Your objective: Leave out the pictures; transcribe all else exactly.

* START Data lines *

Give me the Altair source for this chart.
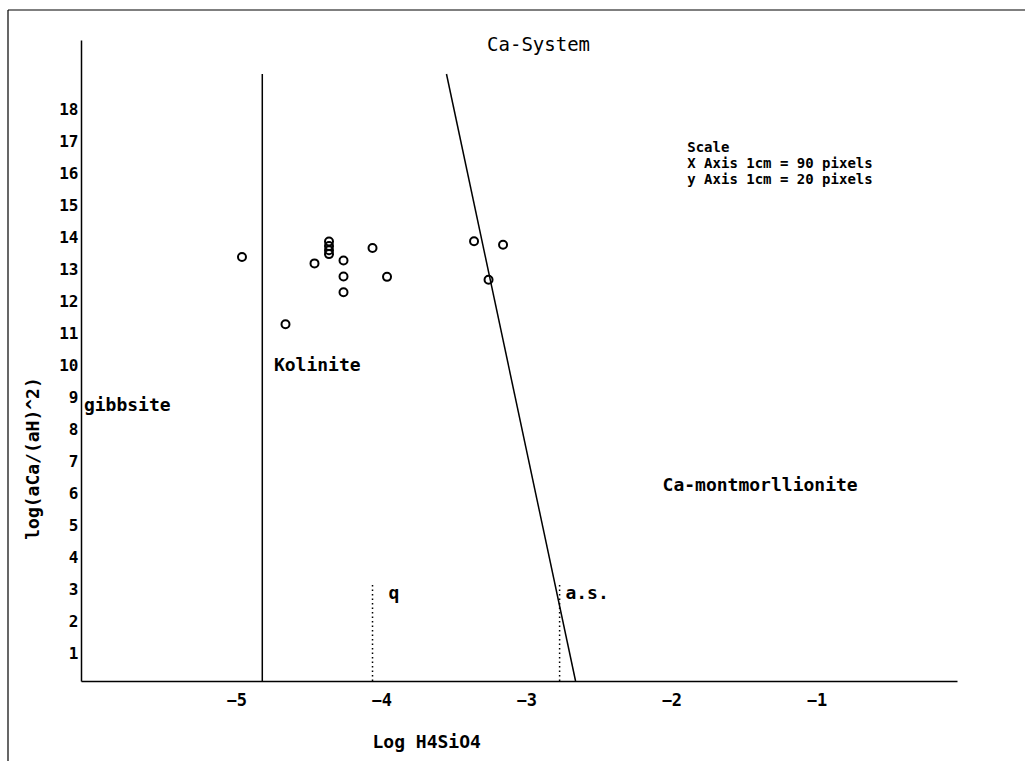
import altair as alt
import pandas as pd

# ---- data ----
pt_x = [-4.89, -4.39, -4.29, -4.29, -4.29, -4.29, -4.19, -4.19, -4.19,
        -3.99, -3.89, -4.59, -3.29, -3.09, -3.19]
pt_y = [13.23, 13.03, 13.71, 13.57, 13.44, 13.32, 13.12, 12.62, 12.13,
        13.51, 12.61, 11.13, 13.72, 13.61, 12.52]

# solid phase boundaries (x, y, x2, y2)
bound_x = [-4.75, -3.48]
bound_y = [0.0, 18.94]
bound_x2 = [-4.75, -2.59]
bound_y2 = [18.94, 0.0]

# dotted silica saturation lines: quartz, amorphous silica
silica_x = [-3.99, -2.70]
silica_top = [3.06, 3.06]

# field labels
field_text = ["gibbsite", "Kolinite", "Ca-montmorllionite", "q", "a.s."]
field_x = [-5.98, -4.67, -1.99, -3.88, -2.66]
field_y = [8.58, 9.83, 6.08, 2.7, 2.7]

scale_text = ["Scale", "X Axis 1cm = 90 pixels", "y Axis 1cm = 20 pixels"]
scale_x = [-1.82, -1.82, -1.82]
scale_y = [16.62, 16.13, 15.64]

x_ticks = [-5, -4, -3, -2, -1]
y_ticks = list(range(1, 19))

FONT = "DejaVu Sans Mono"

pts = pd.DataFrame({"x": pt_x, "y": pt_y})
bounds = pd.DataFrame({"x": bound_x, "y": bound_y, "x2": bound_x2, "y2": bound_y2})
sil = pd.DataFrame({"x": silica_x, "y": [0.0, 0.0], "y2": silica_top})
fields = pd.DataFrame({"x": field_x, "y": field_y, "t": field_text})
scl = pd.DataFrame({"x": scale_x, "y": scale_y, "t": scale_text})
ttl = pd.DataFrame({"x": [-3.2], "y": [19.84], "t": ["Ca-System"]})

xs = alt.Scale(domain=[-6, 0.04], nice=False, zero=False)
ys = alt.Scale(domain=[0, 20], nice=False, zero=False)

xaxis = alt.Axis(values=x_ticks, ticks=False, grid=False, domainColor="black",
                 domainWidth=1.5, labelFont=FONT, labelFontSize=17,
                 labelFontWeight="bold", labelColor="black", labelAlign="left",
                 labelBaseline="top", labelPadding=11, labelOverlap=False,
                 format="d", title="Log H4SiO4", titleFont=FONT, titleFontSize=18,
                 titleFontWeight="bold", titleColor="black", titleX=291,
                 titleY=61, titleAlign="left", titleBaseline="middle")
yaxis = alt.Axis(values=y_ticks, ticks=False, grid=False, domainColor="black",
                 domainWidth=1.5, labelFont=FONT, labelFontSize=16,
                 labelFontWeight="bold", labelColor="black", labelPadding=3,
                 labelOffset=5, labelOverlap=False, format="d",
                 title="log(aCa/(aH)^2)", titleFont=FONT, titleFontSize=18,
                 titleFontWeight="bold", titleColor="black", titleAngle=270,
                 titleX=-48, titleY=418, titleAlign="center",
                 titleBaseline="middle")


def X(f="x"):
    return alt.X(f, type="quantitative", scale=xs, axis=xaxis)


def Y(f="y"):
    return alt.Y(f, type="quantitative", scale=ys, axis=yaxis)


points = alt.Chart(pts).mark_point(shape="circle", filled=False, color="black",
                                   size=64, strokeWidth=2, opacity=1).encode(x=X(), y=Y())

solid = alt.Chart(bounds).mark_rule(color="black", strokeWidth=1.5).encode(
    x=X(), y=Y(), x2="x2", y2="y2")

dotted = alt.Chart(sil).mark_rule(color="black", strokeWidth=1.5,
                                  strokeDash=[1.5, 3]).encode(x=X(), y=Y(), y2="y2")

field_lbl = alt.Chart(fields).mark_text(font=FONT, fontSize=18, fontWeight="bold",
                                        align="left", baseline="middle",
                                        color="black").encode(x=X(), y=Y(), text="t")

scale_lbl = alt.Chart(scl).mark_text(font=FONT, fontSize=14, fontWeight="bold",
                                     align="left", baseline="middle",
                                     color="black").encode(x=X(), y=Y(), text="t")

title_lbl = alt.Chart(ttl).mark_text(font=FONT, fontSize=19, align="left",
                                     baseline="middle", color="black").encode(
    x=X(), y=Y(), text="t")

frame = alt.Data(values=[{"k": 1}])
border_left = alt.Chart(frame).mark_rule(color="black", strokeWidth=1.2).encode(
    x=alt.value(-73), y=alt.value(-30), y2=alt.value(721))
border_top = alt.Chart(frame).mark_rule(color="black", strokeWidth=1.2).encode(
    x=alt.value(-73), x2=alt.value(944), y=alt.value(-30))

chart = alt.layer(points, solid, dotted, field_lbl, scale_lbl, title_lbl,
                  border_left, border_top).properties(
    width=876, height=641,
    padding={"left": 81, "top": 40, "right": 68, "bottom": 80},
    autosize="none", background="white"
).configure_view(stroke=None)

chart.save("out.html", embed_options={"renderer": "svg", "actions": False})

* END Data lines *

Final answer:
Give me the Altair source for this chart.
import altair as alt
import pandas as pd

# ---- data ----
pt_x = [-4.89, -4.39, -4.29, -4.29, -4.29, -4.29, -4.19, -4.19, -4.19,
        -3.99, -3.89, -4.59, -3.29, -3.09, -3.19]
pt_y = [13.23, 13.03, 13.71, 13.57, 13.44, 13.32, 13.12, 12.62, 12.13,
        13.51, 12.61, 11.13, 13.72, 13.61, 12.52]

# solid phase boundaries (x, y, x2, y2)
bound_x = [-4.75, -3.48]
bound_y = [0.0, 18.94]
bound_x2 = [-4.75, -2.59]
bound_y2 = [18.94, 0.0]

# dotted silica saturation lines: quartz, amorphous silica
silica_x = [-3.99, -2.70]
silica_top = [3.06, 3.06]

# field labels
field_text = ["gibbsite", "Kolinite", "Ca-montmorllionite", "q", "a.s."]
field_x = [-5.98, -4.67, -1.99, -3.88, -2.66]
field_y = [8.58, 9.83, 6.08, 2.7, 2.7]

scale_text = ["Scale", "X Axis 1cm = 90 pixels", "y Axis 1cm = 20 pixels"]
scale_x = [-1.82, -1.82, -1.82]
scale_y = [16.62, 16.13, 15.64]

x_ticks = [-5, -4, -3, -2, -1]
y_ticks = list(range(1, 19))

FONT = "DejaVu Sans Mono"

pts = pd.DataFrame({"x": pt_x, "y": pt_y})
bounds = pd.DataFrame({"x": bound_x, "y": bound_y, "x2": bound_x2, "y2": bound_y2})
sil = pd.DataFrame({"x": silica_x, "y": [0.0, 0.0], "y2": silica_top})
fields = pd.DataFrame({"x": field_x, "y": field_y, "t": field_text})
scl = pd.DataFrame({"x": scale_x, "y": scale_y, "t": scale_text})
ttl = pd.DataFrame({"x": [-3.2], "y": [19.84], "t": ["Ca-System"]})

xs = alt.Scale(domain=[-6, 0.04], nice=False, zero=False)
ys = alt.Scale(domain=[0, 20], nice=False, zero=False)

xaxis = alt.Axis(values=x_ticks, ticks=False, grid=False, domainColor="black",
                 domainWidth=1.5, labelFont=FONT, labelFontSize=17,
                 labelFontWeight="bold", labelColor="black", labelAlign="left",
                 labelBaseline="top", labelPadding=11, labelOverlap=False,
                 format="d", title="Log H4SiO4", titleFont=FONT, titleFontSize=18,
                 titleFontWeight="bold", titleColor="black", titleX=291,
                 titleY=61, titleAlign="left", titleBaseline="middle")
yaxis = alt.Axis(values=y_ticks, ticks=False, grid=False, domainColor="black",
                 domainWidth=1.5, labelFont=FONT, labelFontSize=16,
                 labelFontWeight="bold", labelColor="black", labelPadding=3,
                 labelOffset=5, labelOverlap=False, format="d",
                 title="log(aCa/(aH)^2)", titleFont=FONT, titleFontSize=18,
                 titleFontWeight="bold", titleColor="black", titleAngle=270,
                 titleX=-48, titleY=418, titleAlign="center",
                 titleBaseline="middle")


def X(f="x"):
    return alt.X(f, type="quantitative", scale=xs, axis=xaxis)


def Y(f="y"):
    return alt.Y(f, type="quantitative", scale=ys, axis=yaxis)


points = alt.Chart(pts).mark_point(shape="circle", filled=False, color="black",
                                   size=64, strokeWidth=2, opacity=1).encode(x=X(), y=Y())

solid = alt.Chart(bounds).mark_rule(color="black", strokeWidth=1.5).encode(
    x=X(), y=Y(), x2="x2", y2="y2")

dotted = alt.Chart(sil).mark_rule(color="black", strokeWidth=1.5,
                                  strokeDash=[1.5, 3]).encode(x=X(), y=Y(), y2="y2")

field_lbl = alt.Chart(fields).mark_text(font=FONT, fontSize=18, fontWeight="bold",
                                        align="left", baseline="middle",
                                        color="black").encode(x=X(), y=Y(), text="t")

scale_lbl = alt.Chart(scl).mark_text(font=FONT, fontSize=14, fontWeight="bold",
                                     align="left", baseline="middle",
                                     color="black").encode(x=X(), y=Y(), text="t")

title_lbl = alt.Chart(ttl).mark_text(font=FONT, fontSize=19, align="left",
                                     baseline="middle", color="black").encode(
    x=X(), y=Y(), text="t")

frame = alt.Data(values=[{"k": 1}])
border_left = alt.Chart(frame).mark_rule(color="black", strokeWidth=1.2).encode(
    x=alt.value(-73), y=alt.value(-30), y2=alt.value(721))
border_top = alt.Chart(frame).mark_rule(color="black", strokeWidth=1.2).encode(
    x=alt.value(-73), x2=alt.value(944), y=alt.value(-30))

chart = alt.layer(points, solid, dotted, field_lbl, scale_lbl, title_lbl,
                  border_left, border_top).properties(
    width=876, height=641,
    padding={"left": 81, "top": 40, "right": 68, "bottom": 80},
    autosize="none", background="white"
).configure_view(stroke=None)

chart.save("out.html", embed_options={"renderer": "svg", "actions": False})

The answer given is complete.